Business & Economy

“Income Tax Return Forms for 2025: A Complete Guide to Choosing the Right ITR Form for Your Filing”

“Income Tax Return Forms for 2025: A Complete Guide to Choosing the Right ITR Form for Your Filing”

The Income Tax Department of India has officially notified the Income Tax Return (ITR) forms for the financial year 2024–25, marking the beginning of the income tax filing season. Taxpayers across the country must now assess their income profiles to determine the appropriate form to use for filing returns. With forms ITR-1, ITR-2, ITR-3, ITR-4, and ITR-5 already rolled out, understanding which one applies to you is crucial for a smooth and error-free filing experience.

ITR-1, also known as Sahaj, is specifically designed for resident individuals whose total income does not exceed Rs 50 lakh in the financial year. This form is suitable if your income sources include salary or pension, income from one house property, interest from bank deposits, and small agricultural income that does not exceed Rs 5,000. However, if you hold a directorship in a company, have made investments in unlisted shares, earn capital gains, possess foreign assets, or generate income from business or professional activities, you are ineligible to use ITR-1 and must consider other forms.

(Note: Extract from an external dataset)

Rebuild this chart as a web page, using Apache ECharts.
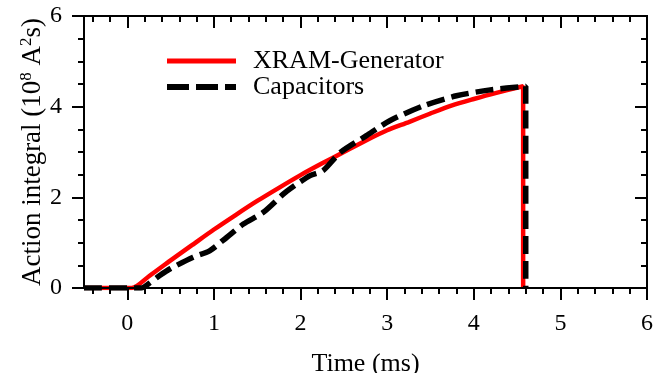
<!DOCTYPE html>
<html>
<head>
<meta charset="utf-8">
<script src="https://cdn.jsdelivr.net/npm/echarts@6/dist/echarts.min.js"></script>
<style>html,body{margin:0;padding:0;background:#fff}#c{width:663px;height:373px}</style>
</head>
<body>
<div id="c"></div>
<script>
// ---- data ----
const seriesNames = ['XRAM-Generator', 'Capacitors'];
const xramTime  = [-0.5, 0.05, 0.25, 0.5, 0.75, 1.0, 1.25, 1.5, 1.75, 2.0, 2.25, 2.5, 2.75, 3.0, 3.25, 3.5, 3.75, 4.0, 4.25, 4.57, 4.57];
const xramValue = [0, 0, 0.26, 0.61, 0.95, 1.29, 1.61, 1.92, 2.21, 2.49, 2.75, 3.00, 3.25, 3.48, 3.66, 3.85, 4.03, 4.17, 4.30, 4.45, 0];
const capTime   = [-0.5, 0.16, 0.25, 0.37, 0.5, 0.76, 0.95, 1.15, 1.34, 1.57, 1.8, 1.88, 2.11, 2.26, 2.46, 2.76, 3.03, 3.42, 3.8, 4.19, 4.6, 4.6];
const capValue  = [0, 0, 0.1, 0.27, 0.43, 0.68, 0.82, 1.12, 1.41, 1.67, 2.07, 2.19, 2.48, 2.59, 2.99, 3.36, 3.69, 4.02, 4.24, 4.37, 4.45, 0];

const xMajorTicks = [0, 1, 2, 3, 4, 5, 6];
const xTickLabels = [0, 1, 2, 3, 4, 5, 6];
const xMinorTicks = [-0.4, -0.2, 0.2, 0.4, 0.6, 0.8, 1.2, 1.4, 1.6, 1.8, 2.2, 2.4, 2.6, 2.8, 3.2, 3.4, 3.6, 3.8, 4.2, 4.4, 4.6, 4.8, 5.2, 5.4, 5.6, 5.8];
const yMajorTicks = [0, 2, 4, 6];
const yTickLabels = [0, 2, 4, 6];
const yMinorTicks = [0.5, 1, 1.5, 2.5, 3, 3.5, 4.5, 5, 5.5];

const xTitle = 'Time (ms)';
const yTitle = 'Action integral (10{sup|8} A{sup|2}s)';

// ---- chart ----
const FONT = '"Liberation Serif", "DejaVu Serif", serif';
const xMin = -0.5, xMax = 6, yMin = 0, yMax = 6;

function xAxisDef(pos, ticks, len, inside, withLabels, extra) {
  return Object.assign({
    type: 'value', position: pos, min: xMin, max: xMax, gridIndex: 0,
    axisLine: { show: true, onZero: false, lineStyle: { color: '#000', width: 2 } },
    axisTick: { show: true, customValues: ticks, length: len, inside: inside, lineStyle: { color: '#000', width: 2 } },
    axisLabel: withLabels ? { show: true, customValues: xTickLabels, color: '#000', fontFamily: FONT, fontSize: 24, margin: 24 } : { show: false },
    splitLine: { show: false }, z: 10
  }, extra || {});
}
function yAxisDef(pos, ticks, len, inside, withLabels, extra) {
  return Object.assign({
    type: 'value', position: pos, min: yMin, max: yMax, gridIndex: 0,
    axisLine: { show: true, onZero: false, lineStyle: { color: '#000', width: 2 } },
    axisTick: { show: true, customValues: ticks, length: len, inside: inside, lineStyle: { color: '#000', width: 2 } },
    axisLabel: withLabels ? { show: true, customValues: yTickLabels, color: '#000', fontFamily: FONT, fontSize: 24, margin: 22 } : { show: false },
    splitLine: { show: false }, z: 10
  }, extra || {});
}

const chart = echarts.init(document.getElementById('c'), null, { renderer: 'canvas' });
chart.setOption({
  animation: false,
  backgroundColor: '#fff',
  grid: { left: 84, right: 16, top: 16, bottom: 85, containLabel: false, outerBoundsMode: 'none' },
  xAxis: [
    xAxisDef('bottom', xMajorTicks, 12, false, true, {
      name: xTitle, nameLocation: 'middle', nameGap: 63, nameMoveOverlap: false,
      nameTextStyle: { color: '#000', fontFamily: FONT, fontSize: 26 }
    }),
    xAxisDef('bottom', xMinorTicks, 6, false, false),
    xAxisDef('top', xMajorTicks, 12, true, false),
    xAxisDef('top', xMinorTicks, 6, true, false)
  ],
  yAxis: [
    yAxisDef('left', yMajorTicks, 12, false, true, {
      name: yTitle, nameLocation: 'middle', nameGap: 36, nameRotate: 90, nameMoveOverlap: false,
      nameTextStyle: {
        color: '#000', fontFamily: FONT, fontSize: 27,
        rich: { sup: { fontFamily: FONT, fontSize: 17, color: '#000', padding: [0, 0, 13, 0] } }
      }
    }),
    yAxisDef('left', yMinorTicks, 6, false, false),
    yAxisDef('right', yMajorTicks, 12, true, false),
    yAxisDef('right', yMinorTicks, 6, true, false)
  ],
  legend: {
    orient: 'vertical', left: 164, top: 48, padding: 0,
    itemWidth: 69, itemHeight: 14, itemGap: 0,
    textStyle: { color: '#000', fontFamily: FONT, fontSize: 26, lineHeight: 26, padding: [0, 0, 0, 12] },
    data: [
      { name: seriesNames[0], itemStyle: { opacity: 0 }, lineStyle: { color: '#ff0000', width: 5, type: 'solid' } },
      { name: seriesNames[1], itemStyle: { opacity: 0 }, lineStyle: { color: '#000', width: 6, type: [22, 7] } }
    ]
  },
  series: [
    {
      name: seriesNames[0], type: 'line', xAxisIndex: 0, yAxisIndex: 0,
      data: xramTime.map((t, i) => [t, xramValue[i]]),
      symbol: 'none', smooth: 0.25, z: 3,
      lineStyle: { color: '#ff0000', width: 4.5 },
      itemStyle: { color: '#ff0000' }
    },
    {
      name: seriesNames[1], type: 'line', xAxisIndex: 0, yAxisIndex: 0,
      data: capTime.map((t, i) => [t, capValue[i]]),
      symbol: 'none', smooth: 0.25, z: 4,
      lineStyle: { color: '#000', width: 5.5, type: [18, 7] },
      itemStyle: { color: '#000' }
    }
  ]
});
</script>
</body>
</html>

For those who do not qualify under the ITR-1 criteria, ITR-2 comes into play. This form is meant for individuals and Hindu Undivided Families (HUFs) who do not earn income from business or profession. ITR-2 is ideal if you have capital gains, own foreign assets, or if your income includes that of a spouse or minor child due to clubbing provisions under the Income Tax Act. It provides a comprehensive structure for taxpayers with multiple sources of income other than business income.

ITR-3 is essential for taxpayers engaged in a business or profession. If you are a self-employed professional such as a doctor, lawyer, chartered accountant, or you run any business where income is calculated on actual profit and loss basis, then ITR-3 is the applicable form. It requires detailed records and maintenance of books of accounts, making it suitable for individuals whose financial activities are more complex and exceed the scope of presumptive income schemes.

On the other hand, ITR-4, also known as Sugam, is a simplified form for small businesses, professionals, and firms (excluding LLPs) with a total income of up to Rs 50 lakh, where income is computed under presumptive taxation schemes like sections 44AD, 44ADA, or 44AE of the Income Tax Act. This form is particularly beneficial for small taxpayers who want to avoid the hassle of maintaining detailed books of accounts and prefer a straightforward tax calculation method based on estimated income.

ITR-5 is reserved for entities such as firms, Limited Liability Partnerships (LLPs), Associations of Persons (AOPs), Bodies of Individuals (BOIs), and similar types of organizations. This form is not applicable for individual taxpayers and is meant to cover a wide range of business and non-individual entities that fall under the purview of income tax filing.

Choosing the correct ITR form is critical, as filing under the wrong category may result in rejection of the return or lead to penalties. Taxpayers are advised to assess their income sources, residential status, and the nature of their business or professional activities before selecting the form. With the new financial year underway, early and accurate filing not only ensures compliance but also offers peace of mind.